Геннадий Семенович Фиш, плотный, плечистый, ниже среднего роста, с короткой шеей, залысым лбом, большим, чуть приплюснутым носом на удлиненном лице, с яркими светлыми глазами за тяжелыми, усталыми веками, привлекал мужественностью, темпераментом и обаянием, которое стоило красивой внешности. Он умел зажигаться, подхватывать тему, глаза его радовались и удивлялись, и тот, кого он одаривал своим интересом, — невольно раскрывался ему навстречу.

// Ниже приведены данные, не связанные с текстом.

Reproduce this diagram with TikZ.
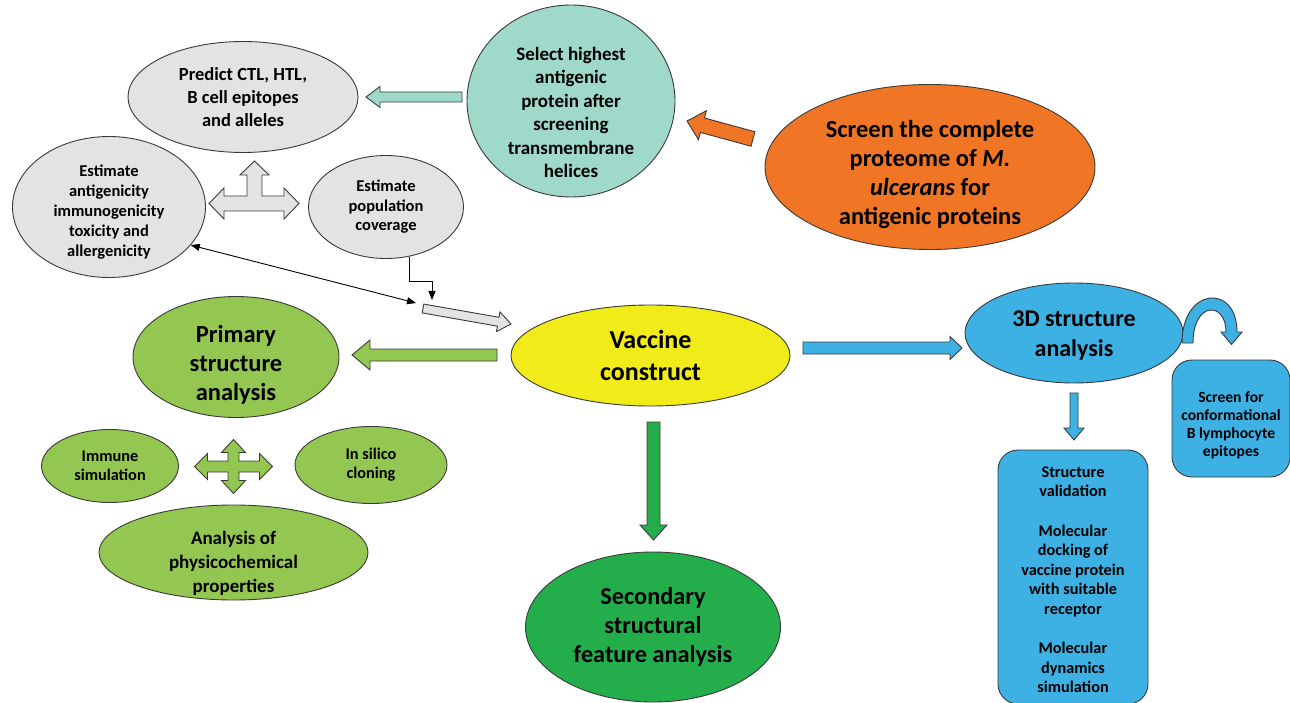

К тому времени, как наши семьи благодаря тесному дачному соседству подружились, ему было немногим за пятьдесят.

Начинал он как поэт и переводчик задолго до войны. В литературу он вошел двумя романами, положительно отмеченными самим Горьким — «Падение Кимас-озера» и «Мы вернемся, Суоми!» о гражданской войне в Финляндии и Карелии, о ненавистных врагах революции, о счастливой колхозной жизни — колоритные, с острым сюжетом, со всеми деталями быта, заслуженно забытые книги в духе самого примитивного социалистического реализма.

Еще был знаменитый довоенный фильм «Девушка с характером» по его сценарию. С Валентиной Серовой в главной роли. Были очерки о Карелии, тоже проникнутые духом советской идеологии, но яркие, искренние. Он загорался темой, влюблялся в героев своих очерков — и влюблял в них читателя.